- PROBLEM -
Repeat each record below exactly, dropping the pictures.

Entries from a dataset:
»»

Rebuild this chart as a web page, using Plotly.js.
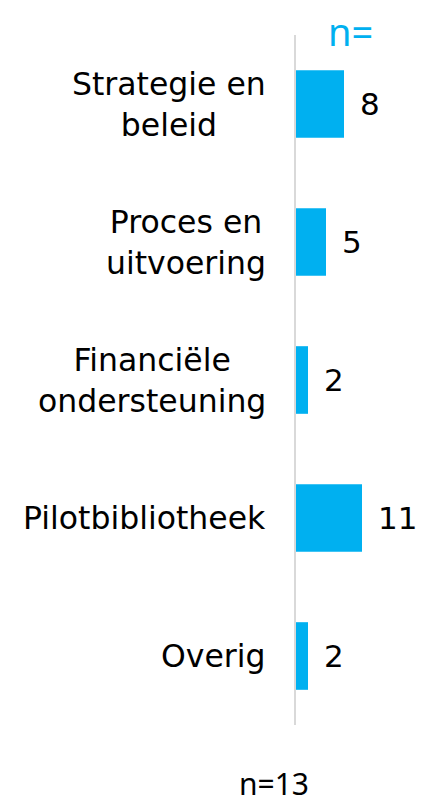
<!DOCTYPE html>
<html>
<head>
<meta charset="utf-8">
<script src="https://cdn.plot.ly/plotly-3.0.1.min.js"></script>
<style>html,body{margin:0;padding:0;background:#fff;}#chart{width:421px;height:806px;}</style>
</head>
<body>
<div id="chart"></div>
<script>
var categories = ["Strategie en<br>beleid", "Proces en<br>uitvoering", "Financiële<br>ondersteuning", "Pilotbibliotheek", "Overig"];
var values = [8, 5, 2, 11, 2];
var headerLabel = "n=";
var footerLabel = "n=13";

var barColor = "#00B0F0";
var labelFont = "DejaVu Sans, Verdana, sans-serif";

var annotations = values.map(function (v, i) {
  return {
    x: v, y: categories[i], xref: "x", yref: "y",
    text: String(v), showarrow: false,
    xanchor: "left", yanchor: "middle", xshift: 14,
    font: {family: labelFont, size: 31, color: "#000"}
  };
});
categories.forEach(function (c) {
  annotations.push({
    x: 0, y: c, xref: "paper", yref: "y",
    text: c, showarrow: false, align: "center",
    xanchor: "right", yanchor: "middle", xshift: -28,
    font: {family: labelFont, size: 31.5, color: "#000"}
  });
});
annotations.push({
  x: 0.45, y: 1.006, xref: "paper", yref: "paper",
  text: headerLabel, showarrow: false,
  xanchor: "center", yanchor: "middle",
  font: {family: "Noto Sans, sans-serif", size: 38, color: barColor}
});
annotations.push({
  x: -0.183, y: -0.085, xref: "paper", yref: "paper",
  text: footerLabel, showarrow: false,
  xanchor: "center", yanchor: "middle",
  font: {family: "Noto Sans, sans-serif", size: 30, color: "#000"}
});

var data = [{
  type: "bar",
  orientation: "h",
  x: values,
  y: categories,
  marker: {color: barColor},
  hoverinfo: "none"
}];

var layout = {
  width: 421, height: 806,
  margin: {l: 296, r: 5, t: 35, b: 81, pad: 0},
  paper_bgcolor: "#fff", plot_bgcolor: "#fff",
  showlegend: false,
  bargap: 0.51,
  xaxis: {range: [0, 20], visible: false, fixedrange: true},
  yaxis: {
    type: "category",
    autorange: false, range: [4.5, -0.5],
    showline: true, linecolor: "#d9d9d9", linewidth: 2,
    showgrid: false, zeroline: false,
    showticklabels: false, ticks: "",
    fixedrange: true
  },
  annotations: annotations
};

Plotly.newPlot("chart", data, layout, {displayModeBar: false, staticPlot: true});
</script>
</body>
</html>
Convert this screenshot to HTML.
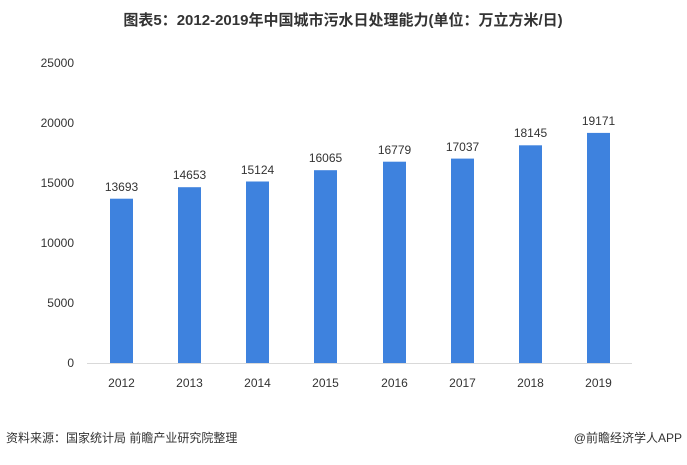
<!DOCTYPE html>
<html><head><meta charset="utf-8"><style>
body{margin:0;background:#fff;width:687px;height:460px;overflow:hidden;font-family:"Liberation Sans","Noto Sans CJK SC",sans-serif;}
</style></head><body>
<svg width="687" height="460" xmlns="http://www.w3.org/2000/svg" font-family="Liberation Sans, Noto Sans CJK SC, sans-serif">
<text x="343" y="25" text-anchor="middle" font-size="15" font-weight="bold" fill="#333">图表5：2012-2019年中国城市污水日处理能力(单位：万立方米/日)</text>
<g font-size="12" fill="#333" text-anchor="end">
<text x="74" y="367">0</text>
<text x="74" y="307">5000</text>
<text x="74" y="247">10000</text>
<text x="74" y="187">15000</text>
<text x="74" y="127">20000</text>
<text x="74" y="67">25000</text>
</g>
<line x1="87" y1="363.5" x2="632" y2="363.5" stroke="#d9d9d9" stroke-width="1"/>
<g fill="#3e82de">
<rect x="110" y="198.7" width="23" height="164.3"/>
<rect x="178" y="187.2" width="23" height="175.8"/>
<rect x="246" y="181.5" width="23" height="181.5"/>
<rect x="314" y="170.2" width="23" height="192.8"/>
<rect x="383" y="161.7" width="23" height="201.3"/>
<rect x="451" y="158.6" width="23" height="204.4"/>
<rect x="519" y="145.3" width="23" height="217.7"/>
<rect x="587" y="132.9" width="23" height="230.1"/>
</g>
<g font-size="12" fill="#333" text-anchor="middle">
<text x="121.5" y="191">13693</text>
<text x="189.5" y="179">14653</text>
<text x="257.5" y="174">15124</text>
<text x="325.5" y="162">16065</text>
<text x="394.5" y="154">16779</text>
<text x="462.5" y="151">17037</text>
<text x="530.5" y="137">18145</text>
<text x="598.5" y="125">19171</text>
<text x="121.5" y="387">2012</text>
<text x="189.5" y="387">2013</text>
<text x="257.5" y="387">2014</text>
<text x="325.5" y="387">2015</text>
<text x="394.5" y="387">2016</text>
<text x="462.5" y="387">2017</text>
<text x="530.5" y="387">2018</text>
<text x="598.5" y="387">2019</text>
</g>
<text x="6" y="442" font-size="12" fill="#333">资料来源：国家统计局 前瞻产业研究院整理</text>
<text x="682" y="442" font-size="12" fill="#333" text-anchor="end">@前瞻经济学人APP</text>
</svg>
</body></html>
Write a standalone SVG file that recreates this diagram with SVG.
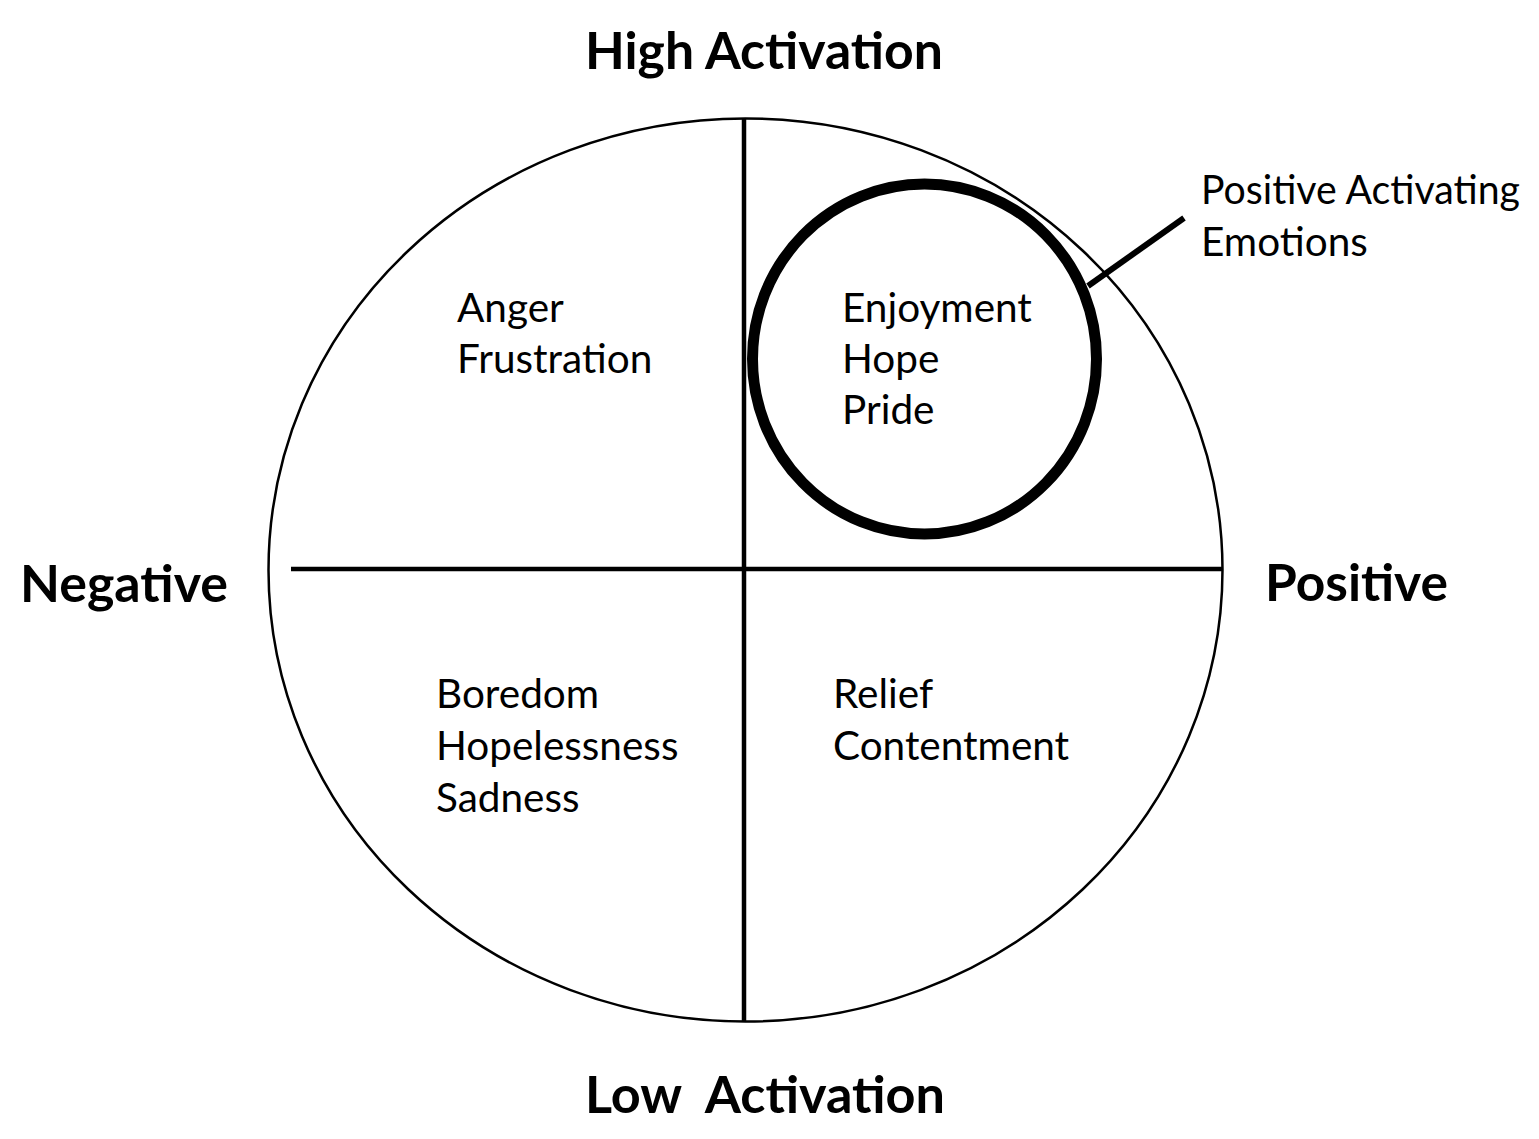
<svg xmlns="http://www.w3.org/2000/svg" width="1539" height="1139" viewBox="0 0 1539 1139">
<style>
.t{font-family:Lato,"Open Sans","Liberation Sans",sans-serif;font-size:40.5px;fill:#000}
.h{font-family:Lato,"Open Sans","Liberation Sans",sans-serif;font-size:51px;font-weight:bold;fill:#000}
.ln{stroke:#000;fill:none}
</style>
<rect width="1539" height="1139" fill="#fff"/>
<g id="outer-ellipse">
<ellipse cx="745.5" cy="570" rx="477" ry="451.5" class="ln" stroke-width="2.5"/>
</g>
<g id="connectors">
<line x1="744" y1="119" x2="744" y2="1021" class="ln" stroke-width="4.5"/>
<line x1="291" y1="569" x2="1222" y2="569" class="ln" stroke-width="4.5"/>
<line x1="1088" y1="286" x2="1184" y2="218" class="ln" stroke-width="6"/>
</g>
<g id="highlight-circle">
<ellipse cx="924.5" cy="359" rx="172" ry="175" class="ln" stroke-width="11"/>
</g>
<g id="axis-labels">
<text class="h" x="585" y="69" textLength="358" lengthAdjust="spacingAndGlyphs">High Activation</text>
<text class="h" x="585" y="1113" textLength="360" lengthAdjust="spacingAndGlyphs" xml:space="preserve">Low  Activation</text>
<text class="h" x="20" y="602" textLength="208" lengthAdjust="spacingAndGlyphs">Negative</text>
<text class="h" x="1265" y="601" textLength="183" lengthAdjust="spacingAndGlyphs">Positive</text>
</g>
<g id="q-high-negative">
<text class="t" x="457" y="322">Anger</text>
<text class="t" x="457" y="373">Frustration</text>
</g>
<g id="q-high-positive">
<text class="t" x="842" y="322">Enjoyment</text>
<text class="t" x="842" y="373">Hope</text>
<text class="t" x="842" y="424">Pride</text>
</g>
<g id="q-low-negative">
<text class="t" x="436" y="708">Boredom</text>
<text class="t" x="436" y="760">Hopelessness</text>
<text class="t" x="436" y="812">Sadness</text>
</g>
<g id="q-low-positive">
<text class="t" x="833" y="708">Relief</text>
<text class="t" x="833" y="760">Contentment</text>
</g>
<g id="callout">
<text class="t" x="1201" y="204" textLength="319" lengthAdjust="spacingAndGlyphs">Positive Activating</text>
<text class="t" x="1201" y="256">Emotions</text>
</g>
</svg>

««

- SOLUTION TO THIS EXERCISE -
Rebuild this chart as a web page, using Plotly.js.
<!DOCTYPE html>
<html>
<head>
<meta charset="utf-8">
<script src="https://cdn.plot.ly/plotly-3.0.1.min.js"></script>
<style>html,body{margin:0;padding:0;background:#fff;}#chart{width:421px;height:806px;}</style>
</head>
<body>
<div id="chart"></div>
<script>
var categories = ["Strategie en<br>beleid", "Proces en<br>uitvoering", "Financiële<br>ondersteuning", "Pilotbibliotheek", "Overig"];
var values = [8, 5, 2, 11, 2];
var headerLabel = "n=";
var footerLabel = "n=13";

var barColor = "#00B0F0";
var labelFont = "DejaVu Sans, Verdana, sans-serif";

var annotations = values.map(function (v, i) {
  return {
    x: v, y: categories[i], xref: "x", yref: "y",
    text: String(v), showarrow: false,
    xanchor: "left", yanchor: "middle", xshift: 14,
    font: {family: labelFont, size: 31, color: "#000"}
  };
});
categories.forEach(function (c) {
  annotations.push({
    x: 0, y: c, xref: "paper", yref: "y",
    text: c, showarrow: false, align: "center",
    xanchor: "right", yanchor: "middle", xshift: -28,
    font: {family: labelFont, size: 31.5, color: "#000"}
  });
});
annotations.push({
  x: 0.45, y: 1.006, xref: "paper", yref: "paper",
  text: headerLabel, showarrow: false,
  xanchor: "center", yanchor: "middle",
  font: {family: "Noto Sans, sans-serif", size: 38, color: barColor}
});
annotations.push({
  x: -0.183, y: -0.085, xref: "paper", yref: "paper",
  text: footerLabel, showarrow: false,
  xanchor: "center", yanchor: "middle",
  font: {family: "Noto Sans, sans-serif", size: 30, color: "#000"}
});

var data = [{
  type: "bar",
  orientation: "h",
  x: values,
  y: categories,
  marker: {color: barColor},
  hoverinfo: "none"
}];

var layout = {
  width: 421, height: 806,
  margin: {l: 296, r: 5, t: 35, b: 81, pad: 0},
  paper_bgcolor: "#fff", plot_bgcolor: "#fff",
  showlegend: false,
  bargap: 0.51,
  xaxis: {range: [0, 20], visible: false, fixedrange: true},
  yaxis: {
    type: "category",
    autorange: false, range: [4.5, -0.5],
    showline: true, linecolor: "#d9d9d9", linewidth: 2,
    showgrid: false, zeroline: false,
    showticklabels: false, ticks: "",
    fixedrange: true
  },
  annotations: annotations
};

Plotly.newPlot("chart", data, layout, {displayModeBar: false, staticPlot: true});
</script>
</body>
</html>
Convert this screenshot to HTML.
<!DOCTYPE html>
<html><head><meta charset="utf-8"><style>
body{margin:0;background:#fff;width:687px;height:460px;overflow:hidden;font-family:"Liberation Sans","Noto Sans CJK SC",sans-serif;}
</style></head><body>
<svg width="687" height="460" xmlns="http://www.w3.org/2000/svg" font-family="Liberation Sans, Noto Sans CJK SC, sans-serif">
<text x="343" y="25" text-anchor="middle" font-size="15" font-weight="bold" fill="#333">图表5：2012-2019年中国城市污水日处理能力(单位：万立方米/日)</text>
<g font-size="12" fill="#333" text-anchor="end">
<text x="74" y="367">0</text>
<text x="74" y="307">5000</text>
<text x="74" y="247">10000</text>
<text x="74" y="187">15000</text>
<text x="74" y="127">20000</text>
<text x="74" y="67">25000</text>
</g>
<line x1="87" y1="363.5" x2="632" y2="363.5" stroke="#d9d9d9" stroke-width="1"/>
<g fill="#3e82de">
<rect x="110" y="198.7" width="23" height="164.3"/>
<rect x="178" y="187.2" width="23" height="175.8"/>
<rect x="246" y="181.5" width="23" height="181.5"/>
<rect x="314" y="170.2" width="23" height="192.8"/>
<rect x="383" y="161.7" width="23" height="201.3"/>
<rect x="451" y="158.6" width="23" height="204.4"/>
<rect x="519" y="145.3" width="23" height="217.7"/>
<rect x="587" y="132.9" width="23" height="230.1"/>
</g>
<g font-size="12" fill="#333" text-anchor="middle">
<text x="121.5" y="191">13693</text>
<text x="189.5" y="179">14653</text>
<text x="257.5" y="174">15124</text>
<text x="325.5" y="162">16065</text>
<text x="394.5" y="154">16779</text>
<text x="462.5" y="151">17037</text>
<text x="530.5" y="137">18145</text>
<text x="598.5" y="125">19171</text>
<text x="121.5" y="387">2012</text>
<text x="189.5" y="387">2013</text>
<text x="257.5" y="387">2014</text>
<text x="325.5" y="387">2015</text>
<text x="394.5" y="387">2016</text>
<text x="462.5" y="387">2017</text>
<text x="530.5" y="387">2018</text>
<text x="598.5" y="387">2019</text>
</g>
<text x="6" y="442" font-size="12" fill="#333">资料来源：国家统计局 前瞻产业研究院整理</text>
<text x="682" y="442" font-size="12" fill="#333" text-anchor="end">@前瞻经济学人APP</text>
</svg>
</body></html>
Write a standalone SVG file that recreates this diagram with SVG.
<svg xmlns="http://www.w3.org/2000/svg" width="1539" height="1139" viewBox="0 0 1539 1139">
<style>
.t{font-family:Lato,"Open Sans","Liberation Sans",sans-serif;font-size:40.5px;fill:#000}
.h{font-family:Lato,"Open Sans","Liberation Sans",sans-serif;font-size:51px;font-weight:bold;fill:#000}
.ln{stroke:#000;fill:none}
</style>
<rect width="1539" height="1139" fill="#fff"/>
<g id="outer-ellipse">
<ellipse cx="745.5" cy="570" rx="477" ry="451.5" class="ln" stroke-width="2.5"/>
</g>
<g id="connectors">
<line x1="744" y1="119" x2="744" y2="1021" class="ln" stroke-width="4.5"/>
<line x1="291" y1="569" x2="1222" y2="569" class="ln" stroke-width="4.5"/>
<line x1="1088" y1="286" x2="1184" y2="218" class="ln" stroke-width="6"/>
</g>
<g id="highlight-circle">
<ellipse cx="924.5" cy="359" rx="172" ry="175" class="ln" stroke-width="11"/>
</g>
<g id="axis-labels">
<text class="h" x="585" y="69" textLength="358" lengthAdjust="spacingAndGlyphs">High Activation</text>
<text class="h" x="585" y="1113" textLength="360" lengthAdjust="spacingAndGlyphs" xml:space="preserve">Low  Activation</text>
<text class="h" x="20" y="602" textLength="208" lengthAdjust="spacingAndGlyphs">Negative</text>
<text class="h" x="1265" y="601" textLength="183" lengthAdjust="spacingAndGlyphs">Positive</text>
</g>
<g id="q-high-negative">
<text class="t" x="457" y="322">Anger</text>
<text class="t" x="457" y="373">Frustration</text>
</g>
<g id="q-high-positive">
<text class="t" x="842" y="322">Enjoyment</text>
<text class="t" x="842" y="373">Hope</text>
<text class="t" x="842" y="424">Pride</text>
</g>
<g id="q-low-negative">
<text class="t" x="436" y="708">Boredom</text>
<text class="t" x="436" y="760">Hopelessness</text>
<text class="t" x="436" y="812">Sadness</text>
</g>
<g id="q-low-positive">
<text class="t" x="833" y="708">Relief</text>
<text class="t" x="833" y="760">Contentment</text>
</g>
<g id="callout">
<text class="t" x="1201" y="204" textLength="319" lengthAdjust="spacingAndGlyphs">Positive Activating</text>
<text class="t" x="1201" y="256">Emotions</text>
</g>
</svg>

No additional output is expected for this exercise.